# [What you are asked to do]
Produce an exact transcription of the listing below, omitting the pictures.

# [Material provided]
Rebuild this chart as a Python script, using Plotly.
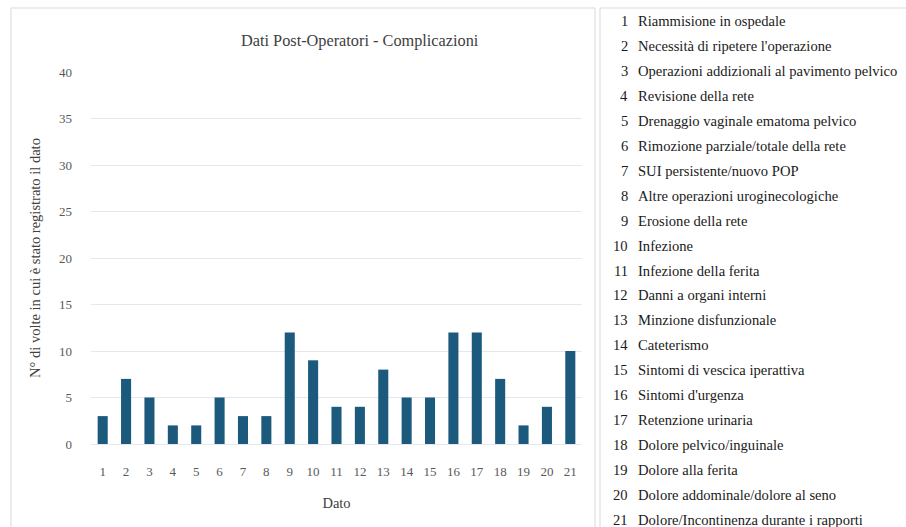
import plotly.graph_objects as go

W, H = 906, 527

categories = [str(i) for i in range(1, 22)]
values = [3, 7, 5, 2, 2, 5, 3, 3, 12, 9, 4, 4, 8, 5, 5, 12, 12, 7, 2, 4, 10]
legend_labels = [
    "Riammisione in ospedale",
    "Necessità di ripetere l'operazione",
    "Operazioni addizionali al pavimento pelvico",
    "Revisione della rete",
    "Drenaggio vaginale ematoma pelvico",
    "Rimozione parziale/totale della rete",
    "SUI persistente/nuovo POP",
    "Altre operazioni uroginecologiche",
    "Erosione della rete",
    "Infezione",
    "Infezione della ferita",
    "Danni a organi interni",
    "Minzione disfunzionale",
    "Cateterismo",
    "Sintomi di vescica iperattiva",
    "Sintomi d'urgenza",
    "Retenzione urinaria",
    "Dolore pelvico/inguinale",
    "Dolore alla ferita",
    "Dolore addominale/dolore al seno",
    "Dolore/Incontinenza durante i rapporti",
]
y_ticks = [0, 5, 10, 15, 20, 25, 30, 35, 40]

FONT = "Liberation Serif"


def px(x):
    return x / W


def py(y):
    return 1 - y / H


fig = go.Figure()
fig.add_trace(go.Bar(
    x=categories,
    y=values,
    marker=dict(color="#1b5a7c", line=dict(width=0)),
    hoverinfo="x+y",
))

shapes = [
    # chart frame
    dict(type="rect", xref="paper", yref="paper",
         x0=px(11), x1=px(595), y0=py(540), y1=py(8),
         line=dict(color="#d9d9d9", width=1), fillcolor="rgba(0,0,0,0)", layer="below"),
    # list frame
    dict(type="rect", xref="paper", yref="paper",
         x0=px(600), x1=px(920), y0=py(540), y1=py(8),
         line=dict(color="#d9d9d9", width=1), fillcolor="rgba(0,0,0,0)", layer="below"),
]

annotations = [
    dict(text="Dati Post-Operatori - Complicazioni", xref="paper", yref="paper",
         x=px(360), y=py(41), xanchor="center", yanchor="middle", showarrow=False,
         font=dict(family=FONT, size=16.3, color="#404040")),
]

# numbered list of category descriptions
row0, step = 21, 24.95
for i, lab in enumerate(legend_labels):
    yy = py(row0 + i * step)
    annotations.append(dict(text=str(i + 1), xref="paper", yref="paper",
                            x=px(630), y=yy, xanchor="right", yanchor="middle",
                            showarrow=False, font=dict(family=FONT, size=14.6, color="#1a1a1a")))
    annotations.append(dict(text=lab, xref="paper", yref="paper",
                            x=px(636), y=yy, xanchor="left", yanchor="middle",
                            showarrow=False, font=dict(family=FONT, size=14.6, color="#1a1a1a")))

fig.update_layout(
    width=W, height=H,
    margin=dict(l=0, r=0, t=0, b=0, autoexpand=False),
    paper_bgcolor="white", plot_bgcolor="white",
    showlegend=False,
    bargap=0.57,
    font=dict(family=FONT, color="#595959"),
    shapes=shapes,
    annotations=annotations,
    xaxis=dict(
        domain=[px(91), px(582)],
        type="category",
        range=[-0.5, 20.5],
        automargin=False,
        showgrid=False, showline=False, zeroline=False,
        ticks="", ticklabelstandoff=18,
        tickfont=dict(family=FONT, size=13, color="#595959"),
        title=dict(text="Dato", font=dict(family=FONT, size=14.5, color="#404040"), standoff=19),
    ),
    yaxis=dict(
        domain=[py(444), py(72)],
        range=[0, 40],
        tickvals=y_ticks,
        automargin=False,
        showgrid=True, gridcolor="#e3e8ee", gridwidth=1,
        zeroline=True, zerolinecolor="#e3e8ee", zerolinewidth=1,
        showline=False, ticks="", ticklabelstandoff=18,
        tickfont=dict(family=FONT, size=13, color="#595959"),
        title=dict(text="N° di volte in cui è stato registrato il dato",
                   font=dict(family=FONT, size=14.5, color="#404040"), standoff=14),
    ),
)

fig.write_html("out.html")
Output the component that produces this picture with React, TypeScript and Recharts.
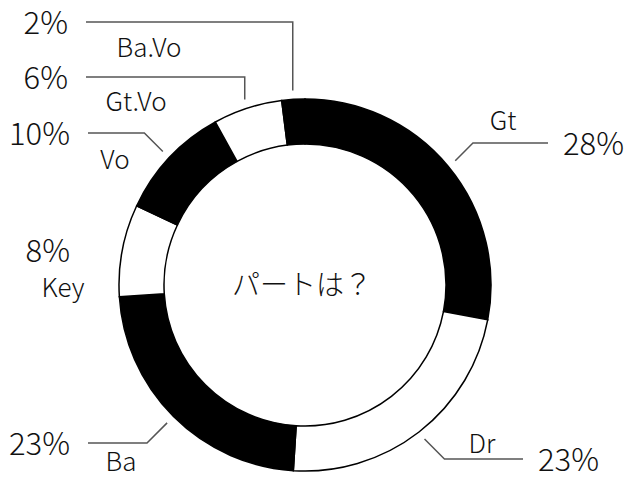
import React from 'react';
import { PieChart, Pie, Cell } from 'recharts';

const parts = ['Gt', 'Dr', 'Ba', 'Key', 'Vo', 'Gt.Vo', 'Ba.Vo'];
const shares = [28, 23, 23, 8, 10, 6, 2];
const fills = ['#000', '#fff', '#000', '#fff', '#000', '#fff', '#000'];

const data = parts.map((name, i) => ({ name, value: shares[i] }));

const FONT = "'Noto Sans CJK JP', 'Noto Sans', sans-serif";

// label layout, relative to the pie centre
type LabelLayout = {
  lineY: number;
  endX: number;
  elbow: 'diag' | 'vert' | 'none';
  nameDx: number;
  nameDy: number;
};

const labelLayout: LabelLayout[] = [
  { lineY: -142, endX: 243, elbow: 'diag', nameDx: -45, nameDy: -13 },
  { lineY: 174, endX: 218, elbow: 'diag', nameDx: -41, nameDy: -6 },
  { lineY: 158, endX: -217, elbow: 'diag', nameDx: 33, nameDy: 28 },
  { lineY: -35, endX: -217, elbow: 'none', nameDx: -25, nameDy: 47 },
  { lineY: -152, endX: -217, elbow: 'diag', nameDx: 27, nameDy: 36 },
  { lineY: -208, endX: -219, elbow: 'vert', nameDx: 50, nameDy: 34 },
  { lineY: -263, endX: -219, elbow: 'vert', nameDx: 63, nameDy: 35 },
];

const RAD = Math.PI / 180;

const renderLabel = (props: any) => {
  const { cx, cy, midAngle, outerRadius, index, name, value } = props;
  const lay = labelLayout[index];
  const r = outerRadius + 9;
  const ax = cx + r * Math.cos(-midAngle * RAD);
  const ay = cy + r * Math.sin(-midAngle * RAD);
  const ly = cy + lay.lineY;
  const ex = cx + lay.endX;
  const right = lay.endX > 0;
  let elbowX = ax;
  if (lay.elbow === 'diag') elbowX = ax + (right ? 1 : -1) * Math.abs(ly - ay);
  const pctX = right ? ex + 15 : ex - 18;
  return (
    <g>
      {lay.elbow !== 'none' && (
        <polyline
          points={`${ax},${ay} ${elbowX},${ly} ${ex},${ly}`}
          fill="none"
          stroke="#555"
          strokeWidth={1.5}
        />
      )}
      <text
        x={pctX}
        y={ly + 12}
        textAnchor={right ? 'start' : 'end'}
        fontFamily={FONT}
        fontWeight={300}
        fontSize={31}
        fill="#111"
      >
        {`${value}%`}
      </text>
      <text
        x={ex + lay.nameDx}
        y={ly + lay.nameDy}
        textAnchor="middle"
        fontFamily={FONT}
        fontWeight={300}
        fontSize={26}
        fill="#111"
      >
        {name}
      </text>
    </g>
  );
};

export default function App() {
  return (
    <div style={{ position: 'absolute', left: 0, top: 0, width: 632, height: 477, background: '#fff' }}>
      <PieChart width={632} height={477} margin={{ top: 0, right: 0, bottom: 0, left: 0 }}>
        <Pie
          data={data}
          dataKey="value"
          nameKey="name"
          cx={305}
          cy={285}
          innerRadius={141}
          outerRadius={186}
          startAngle={90}
          endAngle={-270}
          stroke="#000"
          strokeWidth={1.5}
          label={renderLabel}
          labelLine={false}
          isAnimationActive={false}
        >
          {data.map((d, i) => (
            <Cell key={d.name} fill={fills[i]} />
          ))}
        </Pie>
        <text
          x={302}
          y={295}
          textAnchor="middle"
          fontFamily={FONT}
          fontWeight={300}
          fontSize={28}
          fill="#111"
        >
          パートは？
        </text>
      </PieChart>
    </div>
  );
}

# [Worked solution]
Rebuild this chart as a Python script, using Plotly.
import plotly.graph_objects as go

W, H = 906, 527

categories = [str(i) for i in range(1, 22)]
values = [3, 7, 5, 2, 2, 5, 3, 3, 12, 9, 4, 4, 8, 5, 5, 12, 12, 7, 2, 4, 10]
legend_labels = [
    "Riammisione in ospedale",
    "Necessità di ripetere l'operazione",
    "Operazioni addizionali al pavimento pelvico",
    "Revisione della rete",
    "Drenaggio vaginale ematoma pelvico",
    "Rimozione parziale/totale della rete",
    "SUI persistente/nuovo POP",
    "Altre operazioni uroginecologiche",
    "Erosione della rete",
    "Infezione",
    "Infezione della ferita",
    "Danni a organi interni",
    "Minzione disfunzionale",
    "Cateterismo",
    "Sintomi di vescica iperattiva",
    "Sintomi d'urgenza",
    "Retenzione urinaria",
    "Dolore pelvico/inguinale",
    "Dolore alla ferita",
    "Dolore addominale/dolore al seno",
    "Dolore/Incontinenza durante i rapporti",
]
y_ticks = [0, 5, 10, 15, 20, 25, 30, 35, 40]

FONT = "Liberation Serif"


def px(x):
    return x / W


def py(y):
    return 1 - y / H


fig = go.Figure()
fig.add_trace(go.Bar(
    x=categories,
    y=values,
    marker=dict(color="#1b5a7c", line=dict(width=0)),
    hoverinfo="x+y",
))

shapes = [
    # chart frame
    dict(type="rect", xref="paper", yref="paper",
         x0=px(11), x1=px(595), y0=py(540), y1=py(8),
         line=dict(color="#d9d9d9", width=1), fillcolor="rgba(0,0,0,0)", layer="below"),
    # list frame
    dict(type="rect", xref="paper", yref="paper",
         x0=px(600), x1=px(920), y0=py(540), y1=py(8),
         line=dict(color="#d9d9d9", width=1), fillcolor="rgba(0,0,0,0)", layer="below"),
]

annotations = [
    dict(text="Dati Post-Operatori - Complicazioni", xref="paper", yref="paper",
         x=px(360), y=py(41), xanchor="center", yanchor="middle", showarrow=False,
         font=dict(family=FONT, size=16.3, color="#404040")),
]

# numbered list of category descriptions
row0, step = 21, 24.95
for i, lab in enumerate(legend_labels):
    yy = py(row0 + i * step)
    annotations.append(dict(text=str(i + 1), xref="paper", yref="paper",
                            x=px(630), y=yy, xanchor="right", yanchor="middle",
                            showarrow=False, font=dict(family=FONT, size=14.6, color="#1a1a1a")))
    annotations.append(dict(text=lab, xref="paper", yref="paper",
                            x=px(636), y=yy, xanchor="left", yanchor="middle",
                            showarrow=False, font=dict(family=FONT, size=14.6, color="#1a1a1a")))

fig.update_layout(
    width=W, height=H,
    margin=dict(l=0, r=0, t=0, b=0, autoexpand=False),
    paper_bgcolor="white", plot_bgcolor="white",
    showlegend=False,
    bargap=0.57,
    font=dict(family=FONT, color="#595959"),
    shapes=shapes,
    annotations=annotations,
    xaxis=dict(
        domain=[px(91), px(582)],
        type="category",
        range=[-0.5, 20.5],
        automargin=False,
        showgrid=False, showline=False, zeroline=False,
        ticks="", ticklabelstandoff=18,
        tickfont=dict(family=FONT, size=13, color="#595959"),
        title=dict(text="Dato", font=dict(family=FONT, size=14.5, color="#404040"), standoff=19),
    ),
    yaxis=dict(
        domain=[py(444), py(72)],
        range=[0, 40],
        tickvals=y_ticks,
        automargin=False,
        showgrid=True, gridcolor="#e3e8ee", gridwidth=1,
        zeroline=True, zerolinecolor="#e3e8ee", zerolinewidth=1,
        showline=False, ticks="", ticklabelstandoff=18,
        tickfont=dict(family=FONT, size=13, color="#595959"),
        title=dict(text="N° di volte in cui è stato registrato il dato",
                   font=dict(family=FONT, size=14.5, color="#404040"), standoff=14),
    ),
)

fig.write_html("out.html")
Output the component that produces this picture with React, TypeScript and Recharts.
import React from 'react';
import { PieChart, Pie, Cell } from 'recharts';

const parts = ['Gt', 'Dr', 'Ba', 'Key', 'Vo', 'Gt.Vo', 'Ba.Vo'];
const shares = [28, 23, 23, 8, 10, 6, 2];
const fills = ['#000', '#fff', '#000', '#fff', '#000', '#fff', '#000'];

const data = parts.map((name, i) => ({ name, value: shares[i] }));

const FONT = "'Noto Sans CJK JP', 'Noto Sans', sans-serif";

// label layout, relative to the pie centre
type LabelLayout = {
  lineY: number;
  endX: number;
  elbow: 'diag' | 'vert' | 'none';
  nameDx: number;
  nameDy: number;
};

const labelLayout: LabelLayout[] = [
  { lineY: -142, endX: 243, elbow: 'diag', nameDx: -45, nameDy: -13 },
  { lineY: 174, endX: 218, elbow: 'diag', nameDx: -41, nameDy: -6 },
  { lineY: 158, endX: -217, elbow: 'diag', nameDx: 33, nameDy: 28 },
  { lineY: -35, endX: -217, elbow: 'none', nameDx: -25, nameDy: 47 },
  { lineY: -152, endX: -217, elbow: 'diag', nameDx: 27, nameDy: 36 },
  { lineY: -208, endX: -219, elbow: 'vert', nameDx: 50, nameDy: 34 },
  { lineY: -263, endX: -219, elbow: 'vert', nameDx: 63, nameDy: 35 },
];

const RAD = Math.PI / 180;

const renderLabel = (props: any) => {
  const { cx, cy, midAngle, outerRadius, index, name, value } = props;
  const lay = labelLayout[index];
  const r = outerRadius + 9;
  const ax = cx + r * Math.cos(-midAngle * RAD);
  const ay = cy + r * Math.sin(-midAngle * RAD);
  const ly = cy + lay.lineY;
  const ex = cx + lay.endX;
  const right = lay.endX > 0;
  let elbowX = ax;
  if (lay.elbow === 'diag') elbowX = ax + (right ? 1 : -1) * Math.abs(ly - ay);
  const pctX = right ? ex + 15 : ex - 18;
  return (
    <g>
      {lay.elbow !== 'none' && (
        <polyline
          points={`${ax},${ay} ${elbowX},${ly} ${ex},${ly}`}
          fill="none"
          stroke="#555"
          strokeWidth={1.5}
        />
      )}
      <text
        x={pctX}
        y={ly + 12}
        textAnchor={right ? 'start' : 'end'}
        fontFamily={FONT}
        fontWeight={300}
        fontSize={31}
        fill="#111"
      >
        {`${value}%`}
      </text>
      <text
        x={ex + lay.nameDx}
        y={ly + lay.nameDy}
        textAnchor="middle"
        fontFamily={FONT}
        fontWeight={300}
        fontSize={26}
        fill="#111"
      >
        {name}
      </text>
    </g>
  );
};

export default function App() {
  return (
    <div style={{ position: 'absolute', left: 0, top: 0, width: 632, height: 477, background: '#fff' }}>
      <PieChart width={632} height={477} margin={{ top: 0, right: 0, bottom: 0, left: 0 }}>
        <Pie
          data={data}
          dataKey="value"
          nameKey="name"
          cx={305}
          cy={285}
          innerRadius={141}
          outerRadius={186}
          startAngle={90}
          endAngle={-270}
          stroke="#000"
          strokeWidth={1.5}
          label={renderLabel}
          labelLine={false}
          isAnimationActive={false}
        >
          {data.map((d, i) => (
            <Cell key={d.name} fill={fills[i]} />
          ))}
        </Pie>
        <text
          x={302}
          y={295}
          textAnchor="middle"
          fontFamily={FONT}
          fontWeight={300}
          fontSize={28}
          fill="#111"
        >
          パートは？
        </text>
      </PieChart>
    </div>
  );
}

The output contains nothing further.